We can see that the count of "poem" increased from 3 to 5. As we can easily see, this does indeed stem from plural forms now included in the count:

In [8]:
[w.text for w in doc if w.lemma_ == 'poem']

['poem', 'poem', 'poem', 'poems', 'poems']

Instead of filtering the words according to their word class, we can also build statistics about the distribution of the word classes:

In [9]:
pos_tags = [w.pos_ for w in doc]
pos_counter = Counter(pos_tags)
pos_counter.most_common()

[('NOUN', 110),
 ('VERB', 98),
 ('ADP', 87),
 ('PUNCT', 68),
 ('DET', 63),
 ('ADJ', 59),
 ('PROPN', 49),
 ('CCONJ', 33),
 ('PRON', 20),
 ('ADV', 20),
 ('PART', 14),
 ('SPACE', 5),
 ('NUM', 1)]

A more comple kind of analysis are named entities. This term refers to words—or groups of words—that refer to identifyable entities like persons, groups, or places.

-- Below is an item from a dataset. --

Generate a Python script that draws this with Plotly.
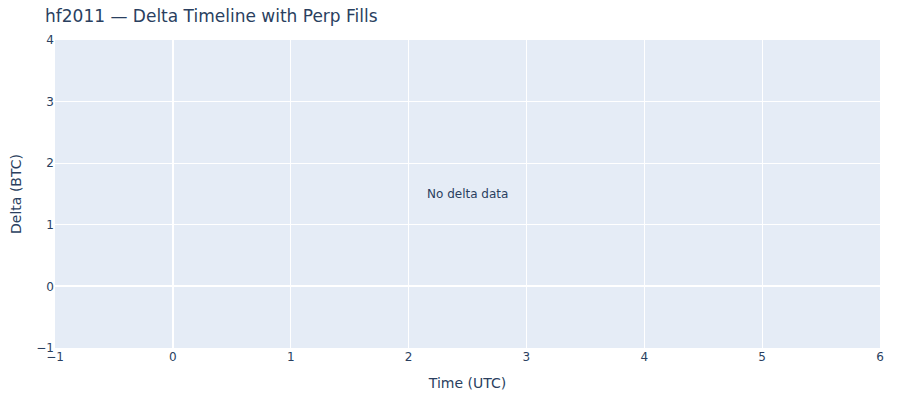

SpaCy identifies them for us:

In [10]:
for ent in doc.ents[0:10]:
    print(ent.text, '-', ent.label_)

Danish - NORP
Thjodolf of Hvin - PERSON
Harald Harfager - PERSON
Ynglingatal - WORK_OF_ART
Olaf Geirstadalf - ORG
King Halfdan - ORG
thirty - CARDINAL
Fjolner - ORG
Yngvefrey - GPE
Swedes - NORP


Similarly, we can count how many entities of which category are found throughout the text:

In [11]:
ne_tags = [e.label_ for e in doc.ents]
ne_counter = Counter(ne_tags)
ne_counter.most_common()

[('PERSON', 10),
 ('GPE', 9),
 ('ORG', 5),
 ('NORP', 4),
 ('WORK_OF_ART', 2),
 ('CARDINAL', 1),
 ('DATE', 1)]

To understand what these labels mean, see the [list of codes](https://spacy.io/api/annotation#named-entities) for named entities.

Now this can help us to find all the persons mentioned in the text:

In [12]:
persons = [e.text for e in doc.ents if e.label_ == 'PERSON']
persons

['Thjodolf of Hvin',
 'Harald Harfager',
 'Eyvind Skaldaspiller',
 'Earl Hakon',
 'Thjodolf',
 'Frey',
 'Dan Milkillate',
 'Harald Harfager',
 'the King of Norway',
 'Harald']

This can be a starting point for a more content-oriented analysis, e.g. by identifying the words frequently associated with certain persons.